All of the old people, though, smiling and smug, patting themselves and each other on the back, applauding the manager's report about how we're in the new digital age now and what's important is connectivity and how about that new studio in the closet down the hall, hey? Why, we can connect to the internet in there, and do internetty things and even talk on the phone! And to hear him tell it, he talked on the phone with some very important people at KQED just last Friday. It was a conference call! And back during the fires 1,000 people clicked on some recorded content about the fires in the station's website, so that's exciting. But then the phone rates went up (!) so he called around and eventually got a bargain, you know, like you do. And also he spoke about how cool it will be to partner with Mendocino College in exactly the same terms he used at the meeting in March of 2017. It was gonna be so cool then and it still is. "Imagine: students learning to record a show." There: he's sure earned the ninety large he's sucked out of the station for himself so far. The strain is telling, though. His hair is entirely gray now, and his face seems pressurized with blood (mainly the red and bulging eyes, more so than before) the way Captain Fathom's face gets when he's getting ready to flip out, but this guy isn't quite at Fathom level yet. Give him a little longer and a couple more phone rate hikes.
Then the chairman exclaimed that the CPB people told him that if the station could raise even more money, CPB would grant them even more money still, so let's raise some more money! And there's cake in the back of the room, and a case of warm Coke. Help yourselves, everybody. He even made the tale of the CPB audit sound like a dish of ice cream.
After about an hour of this nightmare I could take no more. I wasted my three minutes of what they call public expression time suggesting again that they pay the airpeople, whose work is what the radio station is there to transmit, after all. I mentioned that there's a reason the minimum wage is called the minimum wage-- that it's the very minimum amount of money per hour that a person's work is worth, and the entire room, except for Sheila and a couple of others, turned against me.

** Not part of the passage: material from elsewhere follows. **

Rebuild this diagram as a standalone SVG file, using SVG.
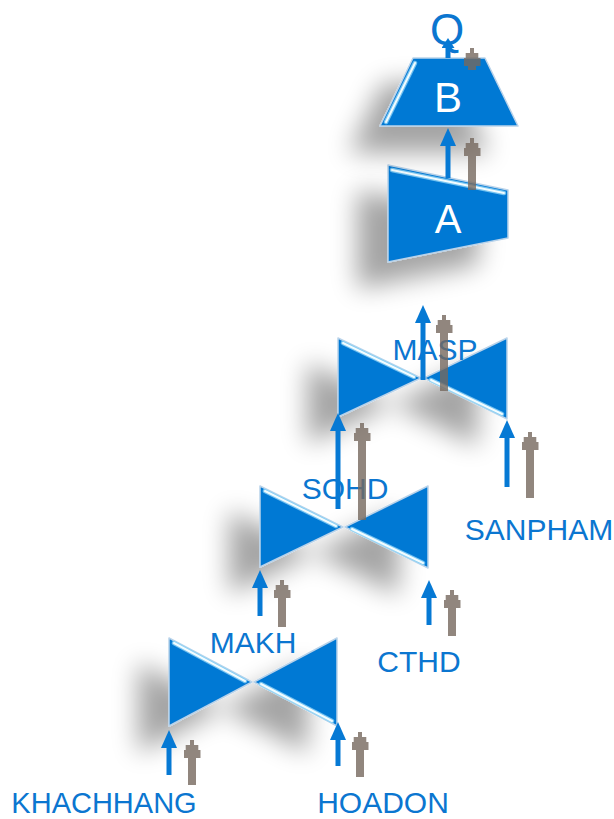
<svg xmlns="http://www.w3.org/2000/svg" width="614" height="819" viewBox="0 0 614 819">
<style>
.shape{fill:#0679d4;stroke:#b9d3ea;stroke-width:1.5;stroke-linejoin:round}
.glow{fill:none;stroke:#8fd6f8;stroke-width:4.5;stroke-linecap:round;opacity:0.8}
.hl{fill:none;stroke:#f2fcff;stroke-width:2;stroke-linecap:round}
.lbl{font-family:"Liberation Sans",Arial,sans-serif;font-size:30px;fill:#0b76d0;text-anchor:middle}
.big{font-family:"Liberation Sans",Arial,sans-serif;fill:#ffffff;text-anchor:middle}
.ab{stroke:#0679d4;stroke-width:5;fill:none}
.ag{stroke:#76695f;stroke-width:8;fill:none;opacity:0.8}
</style>
<defs>
<filter id="sh" x="-80%" y="-80%" width="260%" height="260%">
<feGaussianBlur in="SourceAlpha" stdDeviation="13"/>
<feOffset dx="-30" dy="26"/>
<feComponentTransfer><feFuncA type="linear" slope="0.36"/></feComponentTransfer>
<feMerge><feMergeNode/><feMergeNode in="SourceGraphic"/></feMerge>
</filter>
<marker id="hb" markerUnits="userSpaceOnUse" viewBox="0 0 18 16" refX="0" refY="8" markerWidth="18" markerHeight="16" orient="auto">
<path d="M0,0 L18,8 L0,16 Z" fill="#0679d4"/>
</marker>
<marker id="hbs" markerUnits="userSpaceOnUse" viewBox="0 0 10 13" refX="0" refY="6.5" markerWidth="10" markerHeight="13" orient="auto">
<path d="M0,0 L10,6.5 L0,13 Z" fill="#0679d4"/>
</marker>
<marker id="hg" markerUnits="userSpaceOnUse" viewBox="0 0 18 17" refX="0" refY="8.5" markerWidth="18" markerHeight="17" orient="auto">
<path d="M0,0 L8,0 L8,2.2 L13,2.2 L13,6.5 L18,6.5 L18,10.5 L13,10.5 L13,14.8 L8,14.8 L8,17 L0,17 Z" fill="#76695f"/>
</marker>
</defs>

<g id="node-makh">
<g filter="url(#sh)">
<polygon class="shape" points="169,638 252,682 169,726"/>
<polygon class="shape" points="337,638 254,682 337,726"/>
<line class="glow" x1="174" y1="643" x2="245" y2="681"/>
<line class="hl" x1="174" y1="643" x2="245" y2="681"/>
<line class="glow" x1="261" y1="684" x2="332" y2="721"/>
<line class="hl" x1="261" y1="684" x2="332" y2="721"/>
</g>
<text class="lbl" x="253" y="653">MAKH</text>
</g>

<g id="node-sohd">
<g filter="url(#sh)">
<polygon class="shape" points="260,486 343,527 260,567"/>
<polygon class="shape" points="428,486 345,527 428,568"/>
<line class="glow" x1="265" y1="491" x2="336" y2="526"/>
<line class="hl" x1="265" y1="491" x2="336" y2="526"/>
<line class="glow" x1="352" y1="529" x2="423" y2="563"/>
<line class="hl" x1="352" y1="529" x2="423" y2="563"/>
</g>
<text class="lbl" x="345" y="499">SOHD</text>
</g>

<g id="node-masp">
<g filter="url(#sh)">
<polygon class="shape" points="338,338 421,378 338,417"/>
<polygon class="shape" points="507,338 424,378 507,419"/>
<line class="glow" x1="343" y1="343" x2="414" y2="377"/>
<line class="hl" x1="343" y1="343" x2="414" y2="377"/>
<line class="glow" x1="431" y1="380" x2="502" y2="414"/>
<line class="hl" x1="431" y1="380" x2="502" y2="414"/>
</g>
<text class="lbl" x="435" y="360">MASP</text>
</g>

<g id="node-a">
<g filter="url(#sh)">
<polygon class="shape" points="388,165 508,190 508,238 388,262"/>
<line class="glow" x1="392" y1="170" x2="504" y2="193"/>
<line class="hl" x1="392" y1="170" x2="504" y2="193"/>
</g>
<text class="big" x="448" y="233" font-size="40">A</text>
</g>

<g id="node-b">
<g filter="url(#sh)">
<polygon class="shape" points="413,58 485,58 518,126 380,126"/>
<line class="glow" x1="415" y1="63" x2="386" y2="122"/>
<line class="hl" x1="415" y1="63" x2="386" y2="122"/>
</g>
<text class="big" x="448" y="112" font-size="42">B</text>
</g>

<g id="node-q">
<text class="lbl" x="447" y="45" style="font-size:44px">Q</text>
</g>

<g id="node-khachhang"><text class="lbl" x="104" y="813" style="font-size:29px">KHACHHANG</text></g>
<g id="node-hoadon"><text class="lbl" x="383" y="813">HOADON</text></g>
<g id="node-cthd"><text class="lbl" x="419" y="672">CTHD</text></g>
<g id="node-sanpham"><text class="lbl" x="539" y="540">SANPHAM</text></g>

<g id="connectors">
<!-- KHACHHANG -> MAKH bowtie -->
<line class="ab" x1="169" y1="775" x2="169" y2="748" marker-end="url(#hb)"/>
<line class="ag" x1="192" y1="785" x2="192" y2="758" marker-end="url(#hg)"/>
<!-- HOADON -> MAKH bowtie -->
<line class="ab" x1="338" y1="766" x2="338" y2="740" marker-end="url(#hb)"/>
<line class="ag" x1="360" y1="777" x2="360" y2="750" marker-end="url(#hg)"/>
<!-- MAKH -> SOHD bowtie -->
<line class="ab" x1="260" y1="616" x2="260" y2="588" marker-end="url(#hb)"/>
<line class="ag" x1="282" y1="627" x2="282" y2="598" marker-end="url(#hg)"/>
<!-- CTHD -> SOHD bowtie -->
<line class="ab" x1="429" y1="625" x2="429" y2="598" marker-end="url(#hb)"/>
<line class="ag" x1="452" y1="636" x2="452" y2="608" marker-end="url(#hg)"/>
<!-- SOHD -> MASP bowtie -->
<line class="ab" x1="338" y1="509" x2="338" y2="431" marker-end="url(#hb)"/>
<line class="ag" x1="362" y1="520" x2="362" y2="441" marker-end="url(#hg)"/>
<!-- SANPHAM -> MASP bowtie -->
<line class="ab" x1="507" y1="487" x2="507" y2="438" marker-end="url(#hb)"/>
<line class="ag" x1="530" y1="498" x2="530" y2="450" marker-end="url(#hg)"/>
<!-- MASP -> A -->
<line class="ab" x1="423" y1="380" x2="423" y2="323" marker-end="url(#hb)"/>
<line class="ag" x1="444" y1="391" x2="444" y2="333" marker-end="url(#hg)"/>
<!-- A -> B -->
<line class="ab" x1="448" y1="178" x2="448" y2="146" marker-end="url(#hb)"/>
<line class="ag" x1="472" y1="190" x2="472" y2="156" marker-end="url(#hg)"/>
<!-- B -> Q -->
<line class="ab" x1="448" y1="58" x2="448" y2="48" marker-end="url(#hbs)"/>
<line class="ag" x1="472" y1="70" x2="472" y2="66" marker-end="url(#hg)"/>
</g>
</svg>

I think you know how that feels when that happens.
You mention my "attack" on Bob Bushansky. I don't think of it as an attack to quote a man's campaign slogan, rigged election or not. And the first thing the MCPB trustees did as a convened new board, was to appoint him treasurer of the fiefdom. Also, in addition to being apprised by a homeless guy in the Safeway parking lot of the Great Paintbrush Embezzlement, I just got email that Bob Bushansky is behind the new chainsaw-motor ATV park project in the forest up Highway 20. If that's true, is that good? Because I don't think it's good. I think it's like the Hare Creek dented can store and similar slow-motion destruction of the commons everywhere so a bunch of old rich people can stay rich for another fifteen minutes until their little lives are rounded with the Big Sleep anyway, so why screw everything up just to make them happy, as though their having plenty enough means everyone else has to keep bowing and scraping before them and giving them their own way in all things forever.
I may have read it wrong though. Maybe he's opposed to the ATV park. Somebody will set me straight, either way.
Really--room full of the polar opposite of progressive energy. Radio station run by and mostly supported by arrogant old very-well-off white people, none of whom have built a radio station (I've built two, with my hands, from circuit diagrams and surplus parts), very few of whom have any expertise in or passion for actually doing radio in specific or teaching in general. And if they're old teachers, I wonder how they would have felt back in the day if school administrators would only hire volunteers and keep all the school money for the principal and his secretary. That's different, they would say. That's not the same thing at all. But isn't it?
And I can't even give them the benefit of the doubt for their having been bamboozled by all these other Nice People who are just like them, who could be their dozens of brothers and sisters all old and slightly tipsy together in the reunion at the Grand Manse. I don't think they were bamboozled. I think that's really just who they all are.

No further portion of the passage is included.